Split engine case into halves using proper fixtures to prevent distortion while removing internal components systematically. Example: Remove accessory gearbox by unbolting mounting flange and lifting away with small hoist, drain all oil from engine case and oil tank into approved containers, position engine in case splitting fixture ensuring proper support at specified lifting points, remove case bolts in reverse order of assembly sequence specified in maintenance manual, use case splitting fixture to apply even pressure while separating case halves - avoid prying or hammering, lift upper case half slowly checking for binding or forgotten connections, photograph internal arrangement before disturbing any components, remove rotor assemblies using proper lifting fixtures - compressor rotor requires different fixture than turbine rotor, inspect case interiors for cracking, fretting, or unusual wear patterns, and store case halves in protective covers to prevent damage during overhaul period.

Remove turbine blades from rotor disk using specialized pullers and perform detailed inspection for serviceability. Example: Remove turbine rotor from case and secure in blade removal fixture, use turbine blade puller to extract blades individually - apply steady pressure to avoid shock loading, inspect each blade for cracks using magnetic particle testing on steel blades or dye penetrant on nickel alloy blades, measure blade chord lengths and tip dimensions comparing to service limits in maintenance manual, examine blade roots for fretting, corrosion, or stress cracking particularly at fir tree contact areas, check blade leading and trailing edges for impact damage, erosion, or thermal distress, inspect cooling holes (if applicable) for blockage or damage using small diameter wire, document blade serial numbers and positions for balanced reassembly if blades are serviceable, segregate blades by condition - serviceable, repairable, or scrap, and store serviceable blades in protective containers to prevent damage during overhaul.
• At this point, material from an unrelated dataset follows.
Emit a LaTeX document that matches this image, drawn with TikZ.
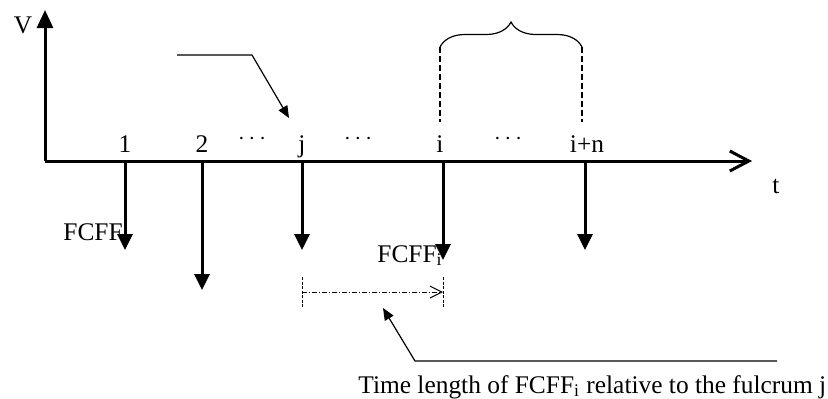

Extract main shaft bearings and examine races, balls, and cages for wear patterns and damage requiring replacement. Example: Remove bearing retaining nuts using proper spanner wrenches - note torque required for removal as indicator of bearing preload, use bearing puller to extract bearings from shafts avoiding damage to bearing races or shaft journals, clean bearings in approved solvent and dry with compressed air - never spin bearings with air pressure, examine ball bearings for pitting, spalling, or discoloration indicating overheating, inspect bearing races for fretting, wear patterns, or cracking using magnifying equipment, measure bearing internal clearances using precision gauges comparing to manufacturer specifications, check bearing cages for cracking, wear, or distortion that could cause bearing failure, lubricate serviceable bearings with preservation oil and store in protective containers, document bearing part numbers, positions, and condition for replacement planning, and inspect shaft journals for scoring, out-of-round, or other damage requiring machine work.

Install new bearings, seals, and refurbished components using proper heating and torque techniques in contamination-controlled environment. Example: Set up clean room tent around assembly area with HEPA filtration running continuously, heat new bearing races to 200°F using bearing heater for proper interference fit installation, install bearings on shafts ensuring proper orientation and seating against shoulders, apply specified sealants to case mating surfaces using thin, even coating, position rotor assemblies in lower case half using proper lifting fixtures and alignment tools, install new seals and gaskets without stretching or distorting sealing surfaces, mate case halves slowly ensuring proper component alignment before applying clamping pressure, torque case bolts to specification using calibrated digital torque wrench in proper sequence, verify rotor turning torque meets specification after case assembly, check all clearances including tip clearances and bearing preloads using precision measuring instruments, and perform assembly leak test using shop air to verify case integrity.